Price hikes for all sorts of common things after everybody is supposed to be safely away on vacation are no surprise to residents of France. The RATP bumped up the price of a 'carnet' by a couple of francs and I suppose the Orange Card has gone up too.

But I was surprised that the government is still at work. The Finance Minister, Dominique Strauss-Kahn, tossed out some budget proposals on Tuesday for us to mull over and for the parliament to discuss when it returns in the fall.

Since the beginning of July, various government ministers have been doing this. I have not be reporting them because these are only proposals, and may never pass a vote and if they do pass a vote, may not be constitutional and therefore may need to be completely re-thought, and so on.

On the whole, I think it is positive to do things like this. It gives citizens and taxpayers a warning of what might be coming and time to mobilize resistance if necessary. And it gives the government a chance to see which way the wind is blowing before it can paint itself into an embarrassing corner.

Two items from Mr. Strauss-Kahn's proposals are mildly interesting. He's proposed lifting the low tax-rate on diesel fuel, apparently because it has only recently been discovered that this type is fuel is very polluting. Tax-conscious car buyers will be annoyed and the truckers will be outraged.

There is another thing called the 'Taxe Professionelle.' If I understand this correctly, this is a tax employers pay, based on the number of employees they have. French taxes are byzantine in their complexity - and this one sounds as if it were inherited from Louis XVI's time.

Gérard Takes Fall On Booze

Gérard Depardieu walked out of court in Versailles last Thursday, after being ordered to pay a fine of 10,000 francs and without a driver's license for the next 15 months.

The incident that got him into court happened on Monday, 18. May, when he dumped his Suzuki Bandit while on the way to work, as Obélix in the Asterix film being shot near Clairfountaine.

This immediately cost him a broken leg and a lot of lost film production - which has since resumed. Onphoto: arcades terrace being tested for blood-alcohol after the accident, he scored 2.55, which is five times over the legal limit.

See? This is what it is supposed to be like. Memorize this scene.

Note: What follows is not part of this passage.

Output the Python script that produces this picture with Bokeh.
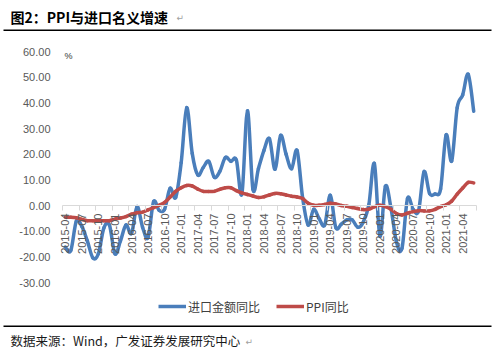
import math
import pandas as pd
from bokeh.plotting import figure
from bokeh.models import (Range1d, FixedTicker, NumeralTickFormatter, Label, Legend,
                          LegendItem, BoxAnnotation, ColumnDataSource)
from bokeh.embed import file_html
from bokeh.resources import INLINE

# ---------------- data ----------------
months = [str(m) for m in pd.period_range("2015-04", "2021-06", freq="M")]

import_yoy = [
    -16.2, -17.6, -6.1, -8.1, -13.8, -20.4, -18.8, -8.7, -7.6,                 # 2015-04..12
    -18.8, -13.8, -7.6, -10.9, -0.4, -8.4, -12.5, 1.5, -1.9, -1.4, 6.7, 3.1,   # 2016
    16.7, 38.1, 20.3, 11.9, 14.8, 17.2, 11.0, 13.3, 18.7, 17.2, 17.7, 4.5,     # 2017
    36.9, 6.3, 14.4, 21.5, 26.0, 14.1, 27.3, 20.0, 14.3, 21.4, 3.0, -7.6,      # 2018
    -1.5, -5.2, -7.6, 4.0, -8.5, -7.3, -5.6, -5.6, -8.5, -6.4, 0.3, 16.3,      # 2019
    -12.0, 7.5, -0.9, -14.2, -16.7, 2.7, -1.4, -2.1, 13.2, 4.7, 4.5, 6.5,      # 2020
    27.5, 17.3, 38.1, 43.1, 51.1, 36.7,                                        # 2021-01..06
]

ppi_yoy = [
    -4.6, -4.6, -4.8, -5.4, -5.9, -5.9, -5.9, -5.9, -5.9,
    -5.3, -4.9, -4.3, -3.4, -2.8, -2.6, -1.7, -0.8, 0.1, 1.2, 3.3, 5.5,
    6.9, 7.8, 7.6, 6.4, 5.5, 5.5, 5.5, 6.3, 6.9, 6.9, 5.8, 4.9,
    4.3, 3.7, 3.1, 3.4, 4.1, 4.7, 4.6, 4.1, 3.6, 3.3, 2.7, 0.9,
    0.1, 0.1, 0.4, 0.9, 0.6, 0.0, -0.3, -0.8, -1.2, -1.6, -1.4, -0.5,
    0.1, -0.4, -1.5, -3.1, -3.7, -3.0, -2.4, -2.0, -2.1, -2.1, -1.5, -0.4,
    0.3, 1.7, 4.4, 6.8, 9.0, 8.8,
]

y_ticks = [-30, -20, -10, 0, 10, 20, 30, 40, 50, 60]
x_tick_idx = list(range(0, len(months), 3))
x_tick_labels = [months[i] for i in x_tick_idx]

series_names = ["进口金额同比", "PPI同比"]
series_colors = ["#4A7EBB", "#BE4B48"]

title_text = "图2：PPI与进口名义增速"
source_text = "数据来源：Wind，广发证券发展研究中心"

# ---------------- layout (pixels) ----------------
W, H = 494, 351
PL, PT, PR, PB = 62, 51, 476, 282      # data area edges on the canvas
YMIN, YMAX = -30, 60
XMIN, XMAX = -0.5, len(months) - 0.5

kx = (PR - PL) / (XMAX - XMIN)
ky = (PB - PT) / (YMAX - YMIN)
x_range = Range1d(XMIN - PL / kx, XMAX + (W - PR) / kx)
y_range = Range1d(YMIN - (H - PB) / ky, YMAX + PT / ky)

p = figure(width=W, height=H, output_backend="svg", toolbar_location=None,
           x_range=x_range, y_range=y_range, min_border=0)
p.outline_line_color = None
p.xgrid.visible = False
p.ygrid.visible = False
p.background_fill_color = "white"
p.border_fill_color = "white"

# y axis, fixed at the left edge of the data area
ya = p.yaxis[0]
ya.fixed_location = XMIN
ya.bounds = (YMIN, YMAX)
ya.ticker = FixedTicker(ticks=y_ticks)
ya.formatter = NumeralTickFormatter(format="0.00")
ya.axis_line_color = None
ya.major_tick_line_color = None
ya.minor_tick_line_color = None
ya.major_tick_in = 0
ya.major_tick_out = 0
ya.minor_tick_in = 0
ya.minor_tick_out = 0
ya.major_label_standoff = 12
ya.major_label_text_font = "Liberation Sans"
ya.major_label_text_font_size = "11px"
ya.major_label_text_color = "#595959"

# x axis crossing at y = 0
xa = p.xaxis[0]
xa.fixed_location = 0
xa.bounds = (XMIN, XMAX)
xa.ticker = FixedTicker(ticks=x_tick_idx,
                        minor_ticks=[i - 0.5 for i in range(0, len(months) + 1, 3)])
xa.major_label_overrides = {i: lab for i, lab in zip(x_tick_idx, x_tick_labels)}
xa.major_label_orientation = math.pi / 2
xa.axis_line_color = "#D9D9D9"
xa.major_tick_in = 0
xa.major_tick_out = 0
xa.major_tick_line_color = None
xa.minor_tick_in = 0
xa.minor_tick_out = 5
xa.minor_tick_line_color = "#D9D9D9"
xa.major_label_standoff = 3
xa.major_label_text_font = "Liberation Sans"
xa.major_label_text_font_size = "11px"
xa.major_label_text_color = "#595959"


def smooth_source(xs, ys):
    """Cubic Bezier pieces through the data points (Excel-style smoothing)."""
    n = len(xs)
    d = dict(x0=[], y0=[], x1=[], y1=[], cx0=[], cy0=[], cx1=[], cy1=[])
    for i in range(n - 1):
        a = i - 1 if i > 0 else i
        b = i + 2 if i + 2 < n else i + 1
        d["x0"].append(xs[i]); d["y0"].append(ys[i])
        d["x1"].append(xs[i + 1]); d["y1"].append(ys[i + 1])
        d["cx0"].append(xs[i] + (xs[i + 1] - xs[a]) / 6.0)
        d["cy0"].append(ys[i] + (ys[i + 1] - ys[a]) / 6.0)
        d["cx1"].append(xs[i + 1] - (xs[b] - xs[i]) / 6.0)
        d["cy1"].append(ys[i + 1] - (ys[b] - ys[i]) / 6.0)
    return ColumnDataSource(d)


xs = list(range(len(months)))
items = []
for name, vals, col in zip(series_names, [import_yoy, ppi_yoy], series_colors):
    src = smooth_source(xs, vals)
    p.bezier(x0="x0", y0="y0", x1="x1", y1="y1", cx0="cx0", cy0="cy0",
             cx1="cx1", cy1="cy1", source=src, line_color=col, line_width=3.5,
             line_cap="round", line_join="round")
    # legend swatch only (a single undrawable point)
    swatch = p.line(x=[math.nan], y=[math.nan], line_color=col, line_width=3.5)
    items.append(LegendItem(label=name, renderers=[swatch]))


# helper: canvas (left, top) -> screen units (from bottom-left)
def sx(cx):
    return cx


def sy(cy):
    return H - cy


legend = Legend(items=items, orientation="horizontal", location=(sx(158), sy(316)),
                glyph_width=28, glyph_height=20, label_standoff=2, spacing=16,
                padding=0, margin=0, border_line_color=None,
                background_fill_alpha=0, label_text_font="Noto Sans CJK SC",
                label_text_font_size="12px", label_text_color="#404040")
p.add_layout(legend)

# texts
p.add_layout(Label(x=sx(10), y=sy(16), x_units="screen", y_units="screen",
                   text=title_text, text_font="Noto Sans CJK SC",
                   text_font_style="bold", text_font_size="14px",
                   text_color="#000000", text_baseline="middle"))
p.add_layout(Label(x=sx(176), y=sy(17), x_units="screen", y_units="screen",
                   text="↵", text_font="DejaVu Sans", text_font_size="9px",
                   text_color="#A0A0A0", text_baseline="middle"))
p.add_layout(Label(x=sx(64), y=sy(55), x_units="screen", y_units="screen",
                   text="%", text_font="Liberation Sans", text_font_size="9px",
                   text_color="#333333", text_baseline="middle"))
p.add_layout(Label(x=sx(10), y=sy(340), x_units="screen", y_units="screen",
                   text=source_text, text_font="Noto Sans CJK SC",
                   text_font_size="12.5px", text_color="#1A1A1A",
                   text_baseline="middle"))
p.add_layout(Label(x=sx(245), y=sy(341), x_units="screen", y_units="screen",
                   text="↵", text_font="DejaVu Sans", text_font_size="9px",
                   text_color="#A0A0A0", text_baseline="middle"))

# horizontal rules
for top in (29, 325):
    p.add_layout(BoxAnnotation(left=sx(3), right=sx(491), top=sy(top), bottom=sy(top + 1.5),
                               left_units="screen", right_units="screen",
                               top_units="screen", bottom_units="screen",
                               fill_color="#000000", fill_alpha=1.0,
                               line_color=None))

open("out.html", "w").write(file_html(p, INLINE))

In court he was allowed to say that the night before the tumble, he had been in Cannes and had successfully wrapped up the US distribution of three films. He had something to celebrate and that is what he did. What the Champagne he said he drank did not do, was wear off by 13:00 the following day.

So he said he had behaved like a drunken peasant and got his fine and the driving suspension. No one else was involved in the accident. Gérard is still limping though.

The Tour de France: An Online Sports Event

The Tour de France is the world's number one bike race by virtue of being the longest and hardest. This year's edition is the 85th and it started in Dublin.

To get a taste of it, check out VéloCity. These are the same people who brought us the Sports Café during the World Cup. All the news you want to know, and I suppose, some you wish you never heard of.

Both VéloCity and the Tour de France's official Web site sell various bicycle-related goods online, and if you feel like getting into the swing of things by doing it in French, then give 'Le Tour' a shot.

Metropole reader Ed Grant may possibly be a bike nut, so I asked him if he had any favorite Tour de France Web sites. He offered the following: Bicycling magazine and the comprehensive site of bike fan, 'kjtar.' This guy has everything except his own name here, and he even has t-shirts for sale and maybe a low-milage - never raced, certainly never rallied! - BMW 2002 tti as well. If you like this kind of '70's car, that is.